The human brain is an incredibly complex system of cells and chemicals – so complex, in fact, that researchers still have much to learn about its inner workings. The good news is that in recent years, scientists have determined that this remarkable organ continues to grow and change throughout the lifespan, even when damage is caused by substance abuse and addiction.
How Addiction Harms the Brain
In simple terms, the brain uses chemicals called neurotransmitters to send messages from cell to cell, with specialized receptors in place to interpret those messages. Scientists believe the brain contains about 100 different types of neurotransmitters, each with a highly specialized function.
Trouble begins when drugs and alcohol interrupt this carefully balanced system – especially the release of dopamine, a brain chemical that plays an important role in pleasure and reward, as well as sleep, learning, memory, attention and mood.
Dopamine is released every time you engage in pleasurable activity, including eating, having sex, running, or even watching your favorite sports team. However, pleasure associated with drugs and alcohol can trigger the release of up to 10 times more dopamine than natural rewards. Damage begins when the brain is flooded with abnormally high amounts of dopamine.
The brain works hard to adjust and restore balance, but the release of dopamine continues every time the substance is used. Soon, the brain becomes tolerant of the substance and pleasurable feelings are no longer possible; larger amounts of dopamine are needed to simply avoid painful withdrawal.
Damage isn’t limited to use of one certain substance, as all drugs eventually travel to the brain, including prescription medications and even over-the-counter aspirin or cough syrup.
Symptoms of damage to the brain may include confusion, poor concentration and memory loss, lack of coordination, low sex drive, fatigue, apathy, dizziness, depression, lowered cognitive abilities, hallucinations, aggression, violent behavior, mood swings and poor judgment. Long-term use of drugs and alcohol has been linked to a higher incidence of Parkinson’s disease.
How You Can Help
Most brain damage due to use of drugs and alcohol can be fully or partially reversed. Healing the brain takes time, patience and persistence, but there are things you can do to ensure the process moves along as smoothly as possible:
- Seek drug and alcohol addiction treatment or rehab, as there’s no way for the brain to heal while toxic substances are still in the body. The longer you wait, the more difficult it will be for the brain to repair itself.

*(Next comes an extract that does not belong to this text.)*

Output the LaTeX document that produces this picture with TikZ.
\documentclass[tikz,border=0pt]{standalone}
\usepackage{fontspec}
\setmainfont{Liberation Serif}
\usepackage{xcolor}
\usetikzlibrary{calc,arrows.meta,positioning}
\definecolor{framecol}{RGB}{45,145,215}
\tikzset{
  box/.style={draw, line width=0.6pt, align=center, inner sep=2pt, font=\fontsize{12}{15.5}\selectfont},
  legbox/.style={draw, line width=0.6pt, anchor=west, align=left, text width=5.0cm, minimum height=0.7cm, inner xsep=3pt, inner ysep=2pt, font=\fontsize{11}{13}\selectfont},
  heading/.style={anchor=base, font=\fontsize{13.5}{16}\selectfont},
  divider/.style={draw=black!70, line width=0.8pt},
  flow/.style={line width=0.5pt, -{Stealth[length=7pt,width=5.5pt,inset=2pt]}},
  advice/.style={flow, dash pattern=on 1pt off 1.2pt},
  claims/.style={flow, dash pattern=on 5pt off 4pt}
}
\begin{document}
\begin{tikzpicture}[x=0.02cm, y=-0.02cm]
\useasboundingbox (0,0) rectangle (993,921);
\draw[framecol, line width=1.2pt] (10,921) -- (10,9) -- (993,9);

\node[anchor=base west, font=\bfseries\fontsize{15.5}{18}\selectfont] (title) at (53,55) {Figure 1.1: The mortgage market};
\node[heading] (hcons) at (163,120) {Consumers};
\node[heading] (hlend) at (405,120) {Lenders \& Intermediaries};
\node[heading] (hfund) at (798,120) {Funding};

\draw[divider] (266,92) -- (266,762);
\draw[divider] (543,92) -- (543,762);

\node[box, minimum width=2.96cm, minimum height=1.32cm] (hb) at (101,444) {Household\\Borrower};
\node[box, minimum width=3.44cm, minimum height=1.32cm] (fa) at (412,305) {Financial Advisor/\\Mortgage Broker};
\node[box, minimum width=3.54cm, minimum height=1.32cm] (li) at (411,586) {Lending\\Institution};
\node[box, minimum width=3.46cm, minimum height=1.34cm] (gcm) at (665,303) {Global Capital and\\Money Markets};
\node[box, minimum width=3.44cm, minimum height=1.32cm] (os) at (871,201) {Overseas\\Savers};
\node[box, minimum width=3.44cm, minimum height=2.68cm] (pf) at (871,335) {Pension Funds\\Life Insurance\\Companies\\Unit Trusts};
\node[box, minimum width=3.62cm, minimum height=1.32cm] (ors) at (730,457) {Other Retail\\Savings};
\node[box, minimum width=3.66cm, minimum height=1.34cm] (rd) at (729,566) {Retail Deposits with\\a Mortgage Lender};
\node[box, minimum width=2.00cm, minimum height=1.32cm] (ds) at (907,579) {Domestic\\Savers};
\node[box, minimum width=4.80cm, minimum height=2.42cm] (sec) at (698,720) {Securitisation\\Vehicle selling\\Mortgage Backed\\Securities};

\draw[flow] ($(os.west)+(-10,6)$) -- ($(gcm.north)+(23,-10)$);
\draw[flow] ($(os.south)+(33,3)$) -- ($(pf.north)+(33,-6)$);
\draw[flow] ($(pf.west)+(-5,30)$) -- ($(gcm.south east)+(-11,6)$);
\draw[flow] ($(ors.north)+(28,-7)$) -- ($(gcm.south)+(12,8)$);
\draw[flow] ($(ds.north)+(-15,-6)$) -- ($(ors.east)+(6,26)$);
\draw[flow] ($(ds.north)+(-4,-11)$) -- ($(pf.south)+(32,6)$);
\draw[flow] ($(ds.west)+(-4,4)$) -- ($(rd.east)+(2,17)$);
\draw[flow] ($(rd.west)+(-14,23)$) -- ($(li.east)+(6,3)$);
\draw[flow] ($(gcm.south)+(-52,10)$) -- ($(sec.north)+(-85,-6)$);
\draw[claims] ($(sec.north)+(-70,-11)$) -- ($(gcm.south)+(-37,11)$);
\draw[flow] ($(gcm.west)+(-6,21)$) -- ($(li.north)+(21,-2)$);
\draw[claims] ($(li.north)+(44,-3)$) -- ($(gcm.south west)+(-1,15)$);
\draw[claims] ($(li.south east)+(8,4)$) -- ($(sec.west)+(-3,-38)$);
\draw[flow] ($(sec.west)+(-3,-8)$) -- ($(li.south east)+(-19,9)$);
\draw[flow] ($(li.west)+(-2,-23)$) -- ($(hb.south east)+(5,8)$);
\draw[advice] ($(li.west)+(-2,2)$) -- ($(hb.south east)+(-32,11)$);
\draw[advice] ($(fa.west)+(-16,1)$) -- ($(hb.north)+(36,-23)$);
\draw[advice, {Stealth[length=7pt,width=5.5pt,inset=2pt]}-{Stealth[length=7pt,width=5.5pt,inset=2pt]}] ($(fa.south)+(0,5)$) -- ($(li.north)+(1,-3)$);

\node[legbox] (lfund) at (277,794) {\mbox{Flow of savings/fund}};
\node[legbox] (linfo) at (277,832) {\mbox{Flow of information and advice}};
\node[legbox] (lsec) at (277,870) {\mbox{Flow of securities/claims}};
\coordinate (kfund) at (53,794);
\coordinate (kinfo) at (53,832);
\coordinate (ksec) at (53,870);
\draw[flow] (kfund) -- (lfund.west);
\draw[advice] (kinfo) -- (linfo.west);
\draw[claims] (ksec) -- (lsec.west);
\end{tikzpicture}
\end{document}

- Don’t attempt to detox on your own. Seek the help of a detox center or qualified treatment center.
- Learn mindfulness meditation or yoga, which can make you more aware of your thoughts and actions and help you learn less harmful ways of coping with stress and anxiety.

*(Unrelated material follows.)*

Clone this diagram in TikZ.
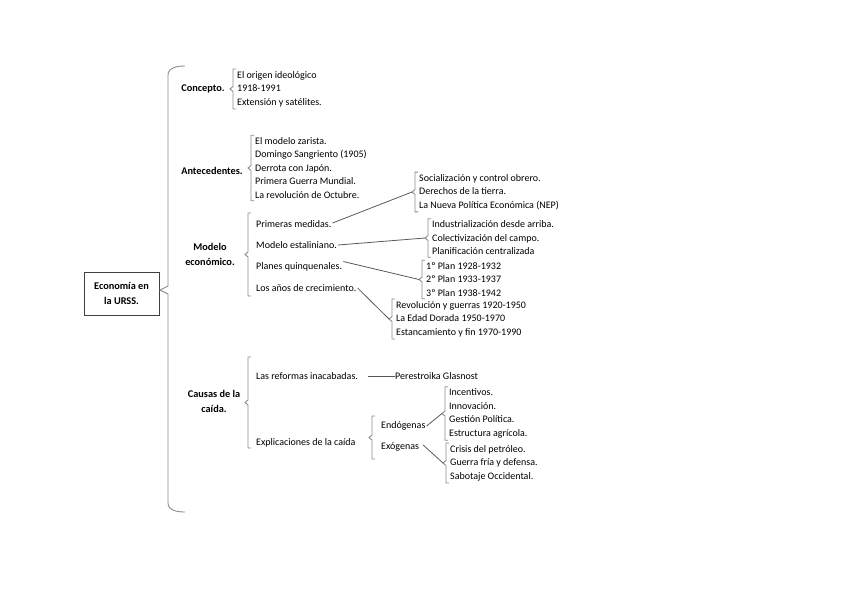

- Reward your brain with healthy activities that promote brain growth and development. There are countless ways of accomplishing this. For example, do puzzles, learn a new skill, take a class or play a musical instrument. Like a muscle, the brain becomes stronger with exercise.
- Read a good book or magazine, as reading exercises the brain and minimizes stress. You may find it difficult to concentrate at first, but with time, it will become easier to focus.
- Eat a healthy diet. It isn’t necessary to be extreme, but try to eat foods in their natural state as much as possible. Incorporate healthy oils and proteins such as fish, cheese, eggs or grass-fed meat. Include brain-healing foods such as broccoli, leafy green vegetables, oatmeal, wheat germ, celery, berries, beans, nuts and seeds or turmeric.
- Get enough sleep, as the brain has a harder time healing if you feel exhausted. People in recovery often need eight to 10 hours per night, and sometimes a nap during the day.
- Get plenty of exercise, but start slowly.
- Spend time with supportive friends and family. Make time for fun.